Deeper Day 36: Hall of Mirrors

Recently, I described a very challenging week I had in which God spoke to me that I was under attack.  Today, I wanted to highlight one of the most important things that consistently happened during that time.

When the fog was all around me, and I couldn’t see a way through.  When my emotions were all out of whack and I wondered how I would find my way out, I kept hearing a voice inside (Holy Spirit) saying, “This is an illusion.  This is not true.”  So, I kept repeating that to myself when I would hear the many negative thoughts and outcomes that kept plaguing my mind.

You see, I am not subject to my thoughts.  My thoughts are held captive to the Light of His Presence.

I learned long ago that we would be better served to stop acting as servants to every whim and erroneous thought we have.  It’s not the original thoughts that are sins, no, it’s when we entertain them and eventually live them out that they become our sin.

We have power over not only our own actions, but our thoughts.

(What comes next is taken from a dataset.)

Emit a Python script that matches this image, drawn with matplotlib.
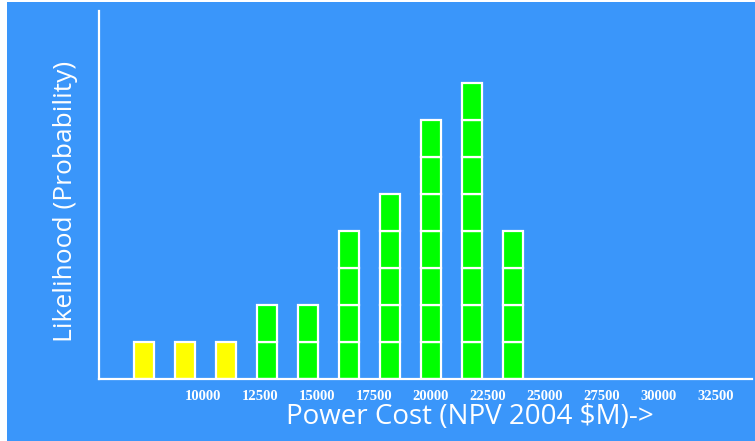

We demolish arguments and every pretension that sets itself up against the knowledge of God, and we take captive every thought to make it obedient to Christ.  2 Corinthians 10:5

The mind governed by the flesh is death, but the mind governed by the Spirit is life and peace.  The mind governed by the flesh is hostile to God; it does not submit to God’s law, nor can it do so.  Those who are in the realm of the flesh cannot please God.  You, however, are not in the realm of the flesh but are in the realm of the Spirit, if indeed the Spirit of God lives in you.  And if anyone does not have the Spirit of Christ, they do not belong to Christ.  Romans 8:6-9

Do not conform to the pattern of this world but be transformed by the renewing of your mind.  Then you will be able to test and approve what God’s will is- His good, pleasing and perfect will.  Romans 12:2

So, when the enemy was trying to convince me that I had no future and life was so bad it would be better if I wasn’t even living it anymore, I was telling God, “I know this isn’t real, and I also know I must be on the verge of the greatest breakthrough of my life.”  For real, that’s what I said.  Then I would continue to do all the normal things I usually do and refused to allow the enemy to pull me into the pit of despair.  I kept on going just like the “little engine who could”, except I didn’t just “think” I could make it, I knew!  For nothing is impossible with God.  Luke 1:37

Prayer Moment: God, I pray that I would be so steeped in scripture and in Your Presence that each and every time the enemy tries to plant the seed of a negative thought in my life, I recognize it immediately and bring it straight to You so I can be free.  Lord, forgive me for times in the past when I allowed myself to fall under the thoughts and plans of the enemy for my life.  Help me to always partner with Your thoughts from this day forward.  Show me Your plan and purpose for my life so I can walk in Your ways and not be deceived.  Lord, I trust You.  I trust You enough to share every thought with You, without any fear.  I know that You know me, and You know my heart.  Protect me.  Lead me.  Teach me.  I am Yours completely.  In Jesus’ name, Amen.